# EXERCISE REQUIREMENTS:
Set down every entry word for word. Omit the pictures.

# # # #

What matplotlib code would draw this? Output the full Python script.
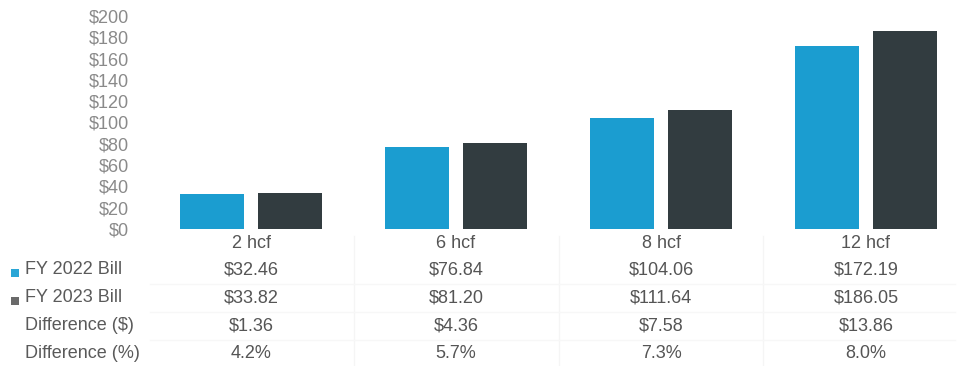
import matplotlib
matplotlib.use("Agg")
import matplotlib.pyplot as plt
from matplotlib.patches import Rectangle
from matplotlib.lines import Line2D
from matplotlib.transforms import blended_transform_factory
import numpy as np

categories = ["2 hcf", "6 hcf", "8 hcf", "12 hcf"]
fy2022 = [32.46, 76.84, 104.06, 172.19]
fy2023 = [33.82, 81.20, 111.64, 186.05]
diff_dollar = ["$1.36", "$4.36", "$7.58", "$13.86"]
diff_pct = ["4.2%", "5.7%", "7.3%", "8.0%"]
yticks = [0, 20, 40, 60, 80, 100, 120, 140, 160, 180, 200]
row_labels = ["FY 2022 Bill", "FY 2023 Bill", "Difference ($)", "Difference (%)"]

BLUE = "#1b9dd0"
DARK = "#323c40"
TICK_GREY = "#8a8a8a"
TEXT_GREY = "#555555"

plt.rcParams['font.family'] = ['Liberation Sans', 'DejaVu Sans']

W, H = 961, 366
fig = plt.figure(figsize=(W / 100, H / 100), dpi=100)

left_px, right_px = 148.5, 961
top_px, bot_px = 16, 229
ax = fig.add_axes([left_px / W, 1 - bot_px / H, (right_px - left_px) / W, (bot_px - top_px) / H])

x = np.arange(len(categories))
bw = 0.31
off = 0.19
ax.bar(x - off, fy2022, width=bw, color=BLUE)
ax.bar(x + off, fy2023, width=bw, color=DARK)

cat_w = 205.0
ax.set_xlim(-0.5, -0.5 + (right_px - left_px) / cat_w)
ax.set_ylim(0, 200)
ax.set_yticks(yticks)
ax.set_yticklabels([f"${v}" for v in yticks], color=TICK_GREY, fontsize=13)
ax.tick_params(axis='y', length=0, pad=14)
ax.set_xticks([])
for s in ax.spines.values():
    s.set_visible(False)

tr = blended_transform_factory(ax.transData, fig.transFigure)

def fy(px):
    return 1 - px / H

# faint table grid
for b in [0.5, 1.5, 2.5]:
    fig.add_artist(Line2D([b, b], [fy(236), fy(366)], transform=tr, color="#f5f5f5", lw=1))
for yy in [284, 312, 340]:
    fig.add_artist(Line2D([150 / W, 955 / W], [fy(yy), fy(yy)], transform=fig.transFigure, color="#f7f7f7", lw=1))

# header row
for i, c in enumerate(categories):
    fig.text(i, fy(243), c, transform=tr, ha="center", va="center", fontsize=13, color=TEXT_GREY)

rows_y = [270, 298, 326, 353]
rows_vals = [[f"${v:.2f}" for v in fy2022], [f"${v:.2f}" for v in fy2023], diff_dollar, diff_pct]
for ry, vals in zip(rows_y, rows_vals):
    for i, v in enumerate(vals):
        fig.text(i, fy(ry), v, transform=tr, ha="center", va="center", fontsize=13, color=TEXT_GREY)

for ry, lab in zip(rows_y, row_labels):
    fig.text(25 / W, fy(ry), lab, ha="left", va="center", fontsize=13, color="#5a5a5a")

# legend keys
fig.add_artist(Rectangle((11 / W, fy(277)), 8 / W, 8 / H, transform=fig.transFigure, color="#2aa6d6", lw=0))
fig.add_artist(Rectangle((11 / W, fy(305)), 8 / W, 8 / H, transform=fig.transFigure, color="#6a6a6a", lw=0))

fig.savefig("out.png", dpi=100)
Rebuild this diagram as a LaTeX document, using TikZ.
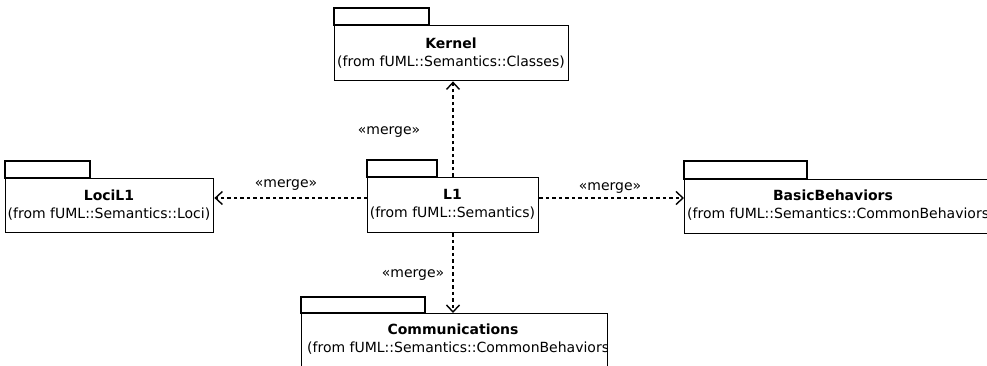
\documentclass[tikz,border=0pt]{standalone}
\usepackage{fontspec}
\setmainfont{DejaVu Sans}
\usetikzlibrary{arrows.meta}
\begin{document}
\begin{tikzpicture}[x=1pt,y=-1pt,
  body/.style={draw,line width=1.4pt,inner sep=0pt,anchor=north west},
  tabbox/.style={draw,line width=1.4pt},
  nm/.style={font=\fontsize{14}{16}\selectfont\bfseries,inner sep=0pt},
  fr/.style={font=\fontsize{14}{16}\selectfont,inner sep=0pt},
  lbl/.style={font=\fontsize{14}{16}\selectfont,inner sep=0pt},
  dep/.style={line width=1.4pt,dash pattern=on 3.5pt off 3pt,
    -{Straight Barb[length=7pt,width=13pt,line width=1.4pt]}}]
\useasboundingbox (0,0) rectangle (987,366);
% Kernel
\draw[tabbox] (334,8) rectangle (429,25);
\node[body,minimum width=234pt,minimum height=55pt] (kernel) at (334,25) {};
\node[nm] (kernelN) at (451,43) {Kernel};
\node[fr] (kernelF) at (451,62) {(from fUML::Semantics::Classes)};
% LociL1
\draw[tabbox] (5,161) rectangle (90,178);
\node[body,minimum width=208pt,minimum height=54pt] (loci) at (5,178) {};
\begin{scope}
\clip (5,178) rectangle (213,232);
\node[nm] (lociN) at (109,195) {LociL1};
\node[fr] (lociF) at (109,214) {(from fUML::Semantics::Loci)};
\end{scope}
% L1
\draw[tabbox] (367,160) rectangle (437,177);
\node[body,minimum width=171pt,minimum height=55pt] (l1) at (367,177) {};
\node[nm] (l1N) at (452.5,194) {L1};
\node[fr] (l1F) at (452.5,213) {(from fUML::Semantics)};
% BasicBehaviors
\draw[tabbox] (684,161) rectangle (807,179);
\node[body,minimum width=310pt,minimum height=54pt] (basic) at (684,179) {};
\begin{scope}
\clip (684,179) rectangle (994,233);
\node[nm] (basicN) at (833,195) {BasicBehaviors};
\node[fr,anchor=west] (basicF) at (687,214) {(from fUML::Semantics::CommonBehaviors)};
\end{scope}
% Communications
\draw[tabbox] (301,297) rectangle (425,313);
\node[body,minimum width=306pt,minimum height=70pt] (comm) at (301,313) {};
\begin{scope}
\clip (301,313) rectangle (607,383);
\node[nm] (commN) at (453,329) {Communications};
\node[fr,anchor=west] (commF) at (307,348) {(from fUML::Semantics::CommonBehaviors)};
\end{scope}
% connectors
\coordinate (vx) at (453,0);
\coordinate (hy) at (0,198);
\draw[dep] (l1.north -| vx) -- (kernel.south -| vx);
\draw[dep] (l1.south -| vx) -- (comm.north -| vx);
\draw[dep] (l1.west |- hy) -- (loci.east |- hy);
\draw[dep] (l1.east |- hy) -- (basic.west |- hy);
% labels
\node[lbl] (m1) at (389,132) {«merge»};
\node[lbl] (m2) at (286,185) {«merge»};
\node[lbl] (m3) at (610,188) {«merge»};
\node[lbl] (m4) at (413,275) {«merge»};
\end{tikzpicture}
\end{document}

# # # #

# THE REPLY:
What matplotlib code would draw this? Output the full Python script.
import matplotlib
matplotlib.use("Agg")
import matplotlib.pyplot as plt
from matplotlib.patches import Rectangle
from matplotlib.lines import Line2D
from matplotlib.transforms import blended_transform_factory
import numpy as np

categories = ["2 hcf", "6 hcf", "8 hcf", "12 hcf"]
fy2022 = [32.46, 76.84, 104.06, 172.19]
fy2023 = [33.82, 81.20, 111.64, 186.05]
diff_dollar = ["$1.36", "$4.36", "$7.58", "$13.86"]
diff_pct = ["4.2%", "5.7%", "7.3%", "8.0%"]
yticks = [0, 20, 40, 60, 80, 100, 120, 140, 160, 180, 200]
row_labels = ["FY 2022 Bill", "FY 2023 Bill", "Difference ($)", "Difference (%)"]

BLUE = "#1b9dd0"
DARK = "#323c40"
TICK_GREY = "#8a8a8a"
TEXT_GREY = "#555555"

plt.rcParams['font.family'] = ['Liberation Sans', 'DejaVu Sans']

W, H = 961, 366
fig = plt.figure(figsize=(W / 100, H / 100), dpi=100)

left_px, right_px = 148.5, 961
top_px, bot_px = 16, 229
ax = fig.add_axes([left_px / W, 1 - bot_px / H, (right_px - left_px) / W, (bot_px - top_px) / H])

x = np.arange(len(categories))
bw = 0.31
off = 0.19
ax.bar(x - off, fy2022, width=bw, color=BLUE)
ax.bar(x + off, fy2023, width=bw, color=DARK)

cat_w = 205.0
ax.set_xlim(-0.5, -0.5 + (right_px - left_px) / cat_w)
ax.set_ylim(0, 200)
ax.set_yticks(yticks)
ax.set_yticklabels([f"${v}" for v in yticks], color=TICK_GREY, fontsize=13)
ax.tick_params(axis='y', length=0, pad=14)
ax.set_xticks([])
for s in ax.spines.values():
    s.set_visible(False)

tr = blended_transform_factory(ax.transData, fig.transFigure)

def fy(px):
    return 1 - px / H

# faint table grid
for b in [0.5, 1.5, 2.5]:
    fig.add_artist(Line2D([b, b], [fy(236), fy(366)], transform=tr, color="#f5f5f5", lw=1))
for yy in [284, 312, 340]:
    fig.add_artist(Line2D([150 / W, 955 / W], [fy(yy), fy(yy)], transform=fig.transFigure, color="#f7f7f7", lw=1))

# header row
for i, c in enumerate(categories):
    fig.text(i, fy(243), c, transform=tr, ha="center", va="center", fontsize=13, color=TEXT_GREY)

rows_y = [270, 298, 326, 353]
rows_vals = [[f"${v:.2f}" for v in fy2022], [f"${v:.2f}" for v in fy2023], diff_dollar, diff_pct]
for ry, vals in zip(rows_y, rows_vals):
    for i, v in enumerate(vals):
        fig.text(i, fy(ry), v, transform=tr, ha="center", va="center", fontsize=13, color=TEXT_GREY)

for ry, lab in zip(rows_y, row_labels):
    fig.text(25 / W, fy(ry), lab, ha="left", va="center", fontsize=13, color="#5a5a5a")

# legend keys
fig.add_artist(Rectangle((11 / W, fy(277)), 8 / W, 8 / H, transform=fig.transFigure, color="#2aa6d6", lw=0))
fig.add_artist(Rectangle((11 / W, fy(305)), 8 / W, 8 / H, transform=fig.transFigure, color="#6a6a6a", lw=0))

fig.savefig("out.png", dpi=100)
Rebuild this diagram as a LaTeX document, using TikZ.
\documentclass[tikz,border=0pt]{standalone}
\usepackage{fontspec}
\setmainfont{DejaVu Sans}
\usetikzlibrary{arrows.meta}
\begin{document}
\begin{tikzpicture}[x=1pt,y=-1pt,
  body/.style={draw,line width=1.4pt,inner sep=0pt,anchor=north west},
  tabbox/.style={draw,line width=1.4pt},
  nm/.style={font=\fontsize{14}{16}\selectfont\bfseries,inner sep=0pt},
  fr/.style={font=\fontsize{14}{16}\selectfont,inner sep=0pt},
  lbl/.style={font=\fontsize{14}{16}\selectfont,inner sep=0pt},
  dep/.style={line width=1.4pt,dash pattern=on 3.5pt off 3pt,
    -{Straight Barb[length=7pt,width=13pt,line width=1.4pt]}}]
\useasboundingbox (0,0) rectangle (987,366);
% Kernel
\draw[tabbox] (334,8) rectangle (429,25);
\node[body,minimum width=234pt,minimum height=55pt] (kernel) at (334,25) {};
\node[nm] (kernelN) at (451,43) {Kernel};
\node[fr] (kernelF) at (451,62) {(from fUML::Semantics::Classes)};
% LociL1
\draw[tabbox] (5,161) rectangle (90,178);
\node[body,minimum width=208pt,minimum height=54pt] (loci) at (5,178) {};
\begin{scope}
\clip (5,178) rectangle (213,232);
\node[nm] (lociN) at (109,195) {LociL1};
\node[fr] (lociF) at (109,214) {(from fUML::Semantics::Loci)};
\end{scope}
% L1
\draw[tabbox] (367,160) rectangle (437,177);
\node[body,minimum width=171pt,minimum height=55pt] (l1) at (367,177) {};
\node[nm] (l1N) at (452.5,194) {L1};
\node[fr] (l1F) at (452.5,213) {(from fUML::Semantics)};
% BasicBehaviors
\draw[tabbox] (684,161) rectangle (807,179);
\node[body,minimum width=310pt,minimum height=54pt] (basic) at (684,179) {};
\begin{scope}
\clip (684,179) rectangle (994,233);
\node[nm] (basicN) at (833,195) {BasicBehaviors};
\node[fr,anchor=west] (basicF) at (687,214) {(from fUML::Semantics::CommonBehaviors)};
\end{scope}
% Communications
\draw[tabbox] (301,297) rectangle (425,313);
\node[body,minimum width=306pt,minimum height=70pt] (comm) at (301,313) {};
\begin{scope}
\clip (301,313) rectangle (607,383);
\node[nm] (commN) at (453,329) {Communications};
\node[fr,anchor=west] (commF) at (307,348) {(from fUML::Semantics::CommonBehaviors)};
\end{scope}
% connectors
\coordinate (vx) at (453,0);
\coordinate (hy) at (0,198);
\draw[dep] (l1.north -| vx) -- (kernel.south -| vx);
\draw[dep] (l1.south -| vx) -- (comm.north -| vx);
\draw[dep] (l1.west |- hy) -- (loci.east |- hy);
\draw[dep] (l1.east |- hy) -- (basic.west |- hy);
% labels
\node[lbl] (m1) at (389,132) {«merge»};
\node[lbl] (m2) at (286,185) {«merge»};
\node[lbl] (m3) at (610,188) {«merge»};
\node[lbl] (m4) at (413,275) {«merge»};
\end{tikzpicture}
\end{document}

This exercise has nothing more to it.